The statement continues:

“We’re pleased the report recommends making HGV skills bootcamps a permanent feature and making greater use of Apprenticeship Levy funds. This is something we’ve repeatedly called for. We appreciate the principles behind the Supply Chain Levy, but we need assurance that this would not result in undue cost pressures or limit the growth of SME hauliers. We’re concerned that the industry cannot make the necessary changes to avoid the levy in just two years when so many of those changes are outside of the industry’s control.
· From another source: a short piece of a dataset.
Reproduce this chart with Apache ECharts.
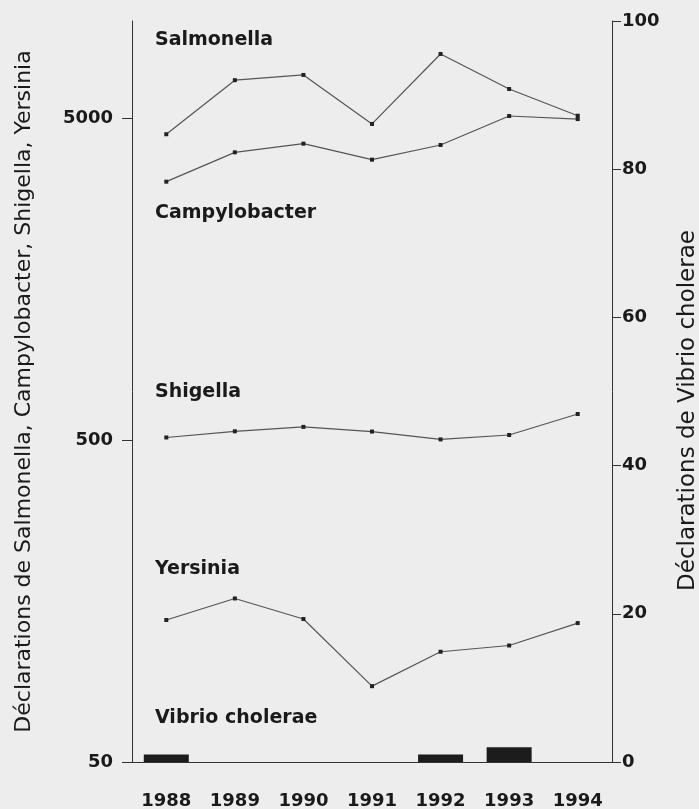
<!DOCTYPE html>
<html>
<head>
<meta charset="utf-8">
<script src="https://cdn.jsdelivr.net/npm/echarts@6/dist/echarts.min.js"></script>
<style>
  html, body { margin: 0; padding: 0; background: #ededed; }
  #main { width: 699px; height: 809px; }
</style>
</head>
<body>
<div id="main"></div>
<script>
// années
var years = ['1988', '1989', '1990', '1991', '1992', '1993', '1994'];
// déclarations (échelle log, axe de gauche)
var salmonella = [4450, 6550, 6800, 4790, 7900, 6150, 5080];
var campylobacter = [3170, 3910, 4160, 3710, 4120, 5070, 4960];
var shigella = [509, 532, 549, 531, 502, 518, 602];
var yersinia = [138, 161, 139, 86, 110, 115, 135];
// déclarations de Vibrio cholerae (axe de droite)
var vibrio = [1, 0, 0, 0, 1, 2, 0];
// graduations
var leftTicks = [50, 500, 5000];

var textColor = '#1a1a1a';
var lineColor = '#555';
var boldFont = 'DejaVu Sans';

var chart = echarts.init(document.getElementById('main'), null, { renderer: 'canvas' });

function lineSeries(name, data) {
  return {
    name: name,
    type: 'line',
    yAxisIndex: 0,
    data: data,
    symbol: 'rect',
    symbolSize: 4,
    itemStyle: { color: '#222' },
    lineStyle: { color: lineColor, width: 1.2 },
    z: 3
  };
}

function seriesLabel(text, y) {
  return {
    type: 'text',
    left: 155,
    top: y,
    style: {
      text: text,
      font: 'bold 19px "' + boldFont + '"',
      fill: textColor
    }
  };
}

var option = {
  backgroundColor: '#ededed',
  animation: false,
  grid: { left: 132, right: 87, top: 21, bottom: 47, containLabel: false, outerBoundsMode: 'none' },
  xAxis: {
    type: 'category',
    data: years,
    boundaryGap: true,
    axisLine: { lineStyle: { color: '#333', width: 1 } },
    axisTick: { alignWithLabel: true, length: 13, lineStyle: { color: '#333' } },
    axisLabel: {
      margin: 30,
      color: textColor,
      fontFamily: boldFont,
      fontWeight: 'bold',
      fontSize: 18
    },
    splitLine: { show: false }
  },
  yAxis: [{
    type: 'log',
    logBase: 10,
    min: 50,
    max: 10000,
    position: 'left',
    name: 'Déclarations de Salmonella, Campylobacter, Shigella, Yersinia',
    nameLocation: 'middle',
    nameGap: 97,
    nameTextStyle: { color: textColor, fontFamily: 'DejaVu Sans', fontSize: 22 },
    axisLine: { show: true, lineStyle: { color: '#333', width: 1 } },
    axisTick: { show: true, length: 10, customValues: leftTicks, lineStyle: { color: '#333' } },
    axisLabel: {
      customValues: leftTicks,
      margin: 19,
      color: textColor,
      fontFamily: boldFont,
      fontWeight: 'bold',
      fontSize: 18,
      formatter: function (v) { return String(Math.round(v)); }
    },
    splitLine: { show: false },
    minorTick: { show: false }
  }, {
    type: 'value',
    min: 0,
    max: 100,
    interval: 20,
    position: 'right',
    name: 'Déclarations de Vibrio cholerae',
    nameLocation: 'middle',
    nameGap: 65,
    nameTextStyle: { color: textColor, fontFamily: 'DejaVu Sans', fontSize: 23, padding: [0, 38, 0, 0] },
    axisLine: { show: true, lineStyle: { color: '#333', width: 1 } },
    axisTick: { show: true, length: 9, lineStyle: { color: '#333' } },
    axisLabel: {
      margin: 10,
      color: textColor,
      fontFamily: boldFont,
      fontWeight: 'bold',
      fontSize: 18
    },
    splitLine: { show: false }
  }],
  series: [
    lineSeries('Salmonella', salmonella),
    lineSeries('Campylobacter', campylobacter),
    lineSeries('Shigella', shigella),
    lineSeries('Yersinia', yersinia),
    {
      name: 'Vibrio cholerae',
      type: 'bar',
      yAxisIndex: 1,
      data: vibrio,
      barWidth: 45,
      itemStyle: { color: '#1c1c1c' },
      z: 2
    }
  ],
  graphic: [
    seriesLabel('Salmonella', 31),
    seriesLabel('Campylobacter', 204),
    seriesLabel('Shigella', 383),
    seriesLabel('Yersinia', 560),
    seriesLabel('Vibrio cholerae', 709)
  ]
};

chart.setOption(option);
</script>
</body>
</html>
We oppose any measure which risks significant additional cost on SMEs.”

As for Logistics UK, who tend to be very diplomatic in its critique of UK Government policy, its criticism of the report from MPs was noticeably more forthright.
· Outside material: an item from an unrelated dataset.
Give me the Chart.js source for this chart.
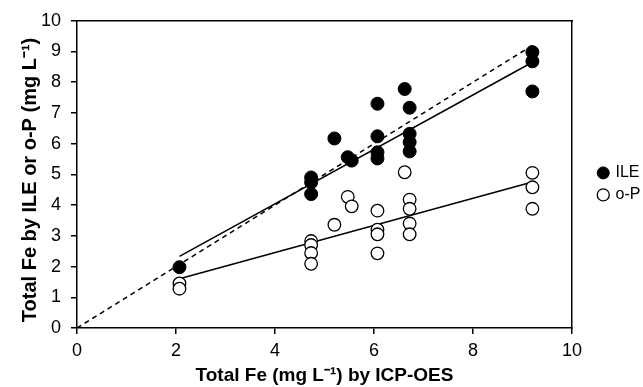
<!DOCTYPE html>
<html>
<head>
<meta charset="utf-8">
<script src="https://cdn.jsdelivr.net/npm/chart.js@4.4.1/dist/chart.umd.min.js"></script>
<style>
  html, body { margin: 0; padding: 0; background: #fff; }
  #wrap { width: 643px; height: 387px; }
</style>
</head>
<body>
<div id="wrap"><canvas id="canvas"></canvas></div>
<script>
/* Points: ILE (filled) and o-P (open). */
const ileX = [2.07, 4.73, 4.73, 4.73, 5.2, 5.47, 5.55, 6.07, 6.07, 6.07, 6.07, 6.62, 6.72, 6.72, 6.72, 6.72, 9.2, 9.2, 9.2]
const ileY = [1.98, 4.9, 4.74, 4.36, 6.17, 5.56, 5.45, 7.3, 6.24, 5.72, 5.52, 7.78, 7.17, 6.32, 6.05, 5.75, 8.98, 8.68, 7.7]
const opX = [2.07, 2.07, 4.73, 4.73, 4.73, 4.73, 5.2, 5.47, 5.55, 6.07, 6.07, 6.07, 6.07, 6.62, 6.72, 6.72, 6.72, 6.72, 9.2, 9.2, 9.2]
const opY = [1.45, 1.28, 2.83, 2.7, 2.44, 2.09, 3.36, 4.27, 3.96, 3.82, 3.2, 3.05, 2.43, 5.07, 4.18, 3.88, 3.4, 3.05, 5.05, 4.58, 3.88]

/* Fitted lines and the 1:1 line. */
const ileFitX = [2.07, 9.2]
const ileFitY = [2.33, 8.65]
const opFitX = [2.07, 9.2]
const opFitY = [1.6, 4.75]
const oneToOneX = [0, 9.2]
const oneToOneY = [0, 9.2]

const xTicks = [0, 2, 4, 6, 8, 10]
const yTicks = [0, 1, 2, 3, 4, 5, 6, 7, 8, 9, 10]

const toPoints = (xs, ys) => xs.map((x, i) => ({ x, y: ys[i] }))

const font = "'Liberation Sans', Arial, sans-serif"

/* Axis settings shared by the left and bottom axes. */
const axisGrid = { display: true, drawOnChartArea: false, drawTicks: true, tickLength: 6, color: "#000", lineWidth: 1.5 }
const axisBorder = { display: true, color: "#000", width: 1.5 }

/* Empty axes on the top and right that only draw the frame. */
const frameAxis = (position, size) => ({
  type: "linear",
  position,
  min: 0,
  max: 10,
  grid: { display: false, drawTicks: false },
  ticks: { display: false },
  border: { display: true, color: "#000", width: 1.5 },
  afterFit: axis => {
    if (position == "top") axis.height = size
    else axis.width = size
  }
})

const ctx = document.getElementById("canvas").getContext("2d")
const chart = new Chart(ctx, {
  type: "scatter",
  data: {
    datasets: [{
      label: "ILE",
      data: toPoints(ileX, ileY),
      pointRadius: 6.5,
      pointBackgroundColor: "#000",
      pointBorderColor: "#000",
      backgroundColor: "#000",
      borderColor: "#000",
      borderWidth: 1
    }, {
      label: "o-P",
      data: toPoints(opX, opY),
      pointRadius: 6.3,
      pointBackgroundColor: "#fff",
      pointBorderColor: "#000",
      pointBorderWidth: 1.3,
      backgroundColor: "#fff",
      borderColor: "#000",
      borderWidth: 1.3
    }, {
      label: "fit ILE",
      data: toPoints(ileFitX, ileFitY),
      showLine: true,
      pointRadius: 0,
      borderColor: "#000",
      borderWidth: 1.5
    }, {
      label: "fit o-P",
      data: toPoints(opFitX, opFitY),
      showLine: true,
      pointRadius: 0,
      borderColor: "#000",
      borderWidth: 1.5
    }, {
      label: "1:1",
      data: toPoints(oneToOneX, oneToOneY),
      showLine: true,
      pointRadius: 0,
      borderColor: "#000",
      borderWidth: 1.5,
      borderDash: [5, 4]
    }]
  },
  options: {
    responsive: true,
    maintainAspectRatio: false,
    animation: false,
    layout: {
      padding: { top: 20, right: 0, bottom: 0, left: 18 }
    },
    scales: {
      x: {
        type: "linear",
        min: 0,
        max: 10,
        afterBuildTicks: axis => { axis.ticks = xTicks.map(v => ({ value: v })) },
        afterFit: axis => { axis.height = 59 },
        grid: axisGrid,
        border: axisBorder,
        ticks: { color: "#000", font: { family: font, size: 18 }, padding: 6, maxRotation: 0 },
        title: {
          display: true,
          text: "Total Fe (mg L\u207B\u00B9) by ICP-OES",
          color: "#000",
          font: { family: font, size: 19, weight: "bold" },
          padding: { top: 0, bottom: 0 }
        }
      },
      y: {
        type: "linear",
        min: 0,
        max: 10,
        afterBuildTicks: axis => { axis.ticks = yTicks.map(v => ({ value: v })) },
        afterFit: axis => { axis.width = 59 },
        grid: axisGrid,
        border: axisBorder,
        ticks: { color: "#000", font: { family: font, size: 18 }, padding: 10 },
        title: {
          display: true,
          /* trailing spaces push the visible text down a little, as in the picture */
          text: "Total Fe by ILE or o-P (mg L\u207B\u00B9)\u00A0\u00A0",
          color: "#000",
          font: { family: font, size: 20, weight: "bold" },
          padding: { top: 0, bottom: 0 }
        }
      },
      xTop: frameAxis("top", 0),
      yRight: frameAxis("right", 21)
    },
    plugins: {
      legend: {
        position: "right",
        fullSize: false,
        maxWidth: 50,
        title: { display: true, text: "", font: { size: 10 }, padding: { top: 7, bottom: 0 } },
        labels: {
          usePointStyle: true,
          boxWidth: 8.5,
          boxHeight: 8.5,
          padding: 6,
          color: "#000",
          font: { family: font, size: 16 },
          filter: item => item.text === "ILE" || item.text === "o-P"
        }
      },
      tooltip: { enabled: false }
    }
  }
})
</script>
</body>
</html>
In its statement, David Wells OBE, Chief Executive at Logistics UK, stressed that “the blame for the issues faced by the sector has been unfairly placed at the industry’s door”.

Mr Wells said:

“To place all the blame for the supply chain issues facing our industry at our door does our workers a great disservice, and totally ignores the role which the government and other agencies have played in creating staff recruitment and retention problems across the sector.”

The Logistics UK Chief Executive then continued his critique of the report in the rest of his lengthy statement, which reads as follows:

“Logistics workers are the unsung heroes of the COVID-19 pandemic, keeping shops, schools, hospitals and locked-down families supplied with all the goods and medicines the country needed. To place all the blame for the supply chain issues facing our industry at our door does our workers a great disservice, and totally ignores the role which the government and other agencies have played in creating staff recruitment and retention problems across the sector. 

Despite operating on incredibly narrow margins – often of less than 1% – our sector has already made significant investment in the next generation of workers through the Apprenticeship Levy with £700m paid in by our industry to date. However, due to a lack of appropriate qualifications for the sector, which did not even exist until 2021, only £150 million has been able to be drawn down thus far, representing a tax on our sector and a huge, missed opportunity for recruitment.  

It is also a national disgrace that thousands of HGV drivers, which have worked so tirelessly to protect the supply chain during the pandemic, are still unable to access suitable safe and secure truck stops across the country, with many forced to take their legally mandated rest breaks on the side of roads, something which Logistics UK has campaigned on for many years.  It is not the industry’s responsibility to build and run these facilities, not least because they are commercial enterprises, many of which cater for all road users and not just the haulage sector. The real problem that has not been resolved is local authority planning rules and red tape that prevent these facilities being built in the first place. To suggest that these new builds, which are used by all road users, could be constructed as a result of a levy on hauliers would place an unfair, disproportionate burden on the industry. 

The report’s overview of the sector’s recruitment issues is confused and misleading. Like nearly every other industry in the UK, logistics is facing issues caused by a combination of factors, none of which are within its’ control. These include an ageing workforce, the loss of European workers after Brexit and the impact of the COVID-19 pandemic on testing of new HGV drivers.   The industry has already come together to create and fund a massive skills and recruitment campaign, aimed at young people, women and other under-represented groups, to attract new talent into the sector.”

It’s disappointing that the Committee has taken so long to reach the wrong conclusions and not address the real public policy issues needing urgent attention.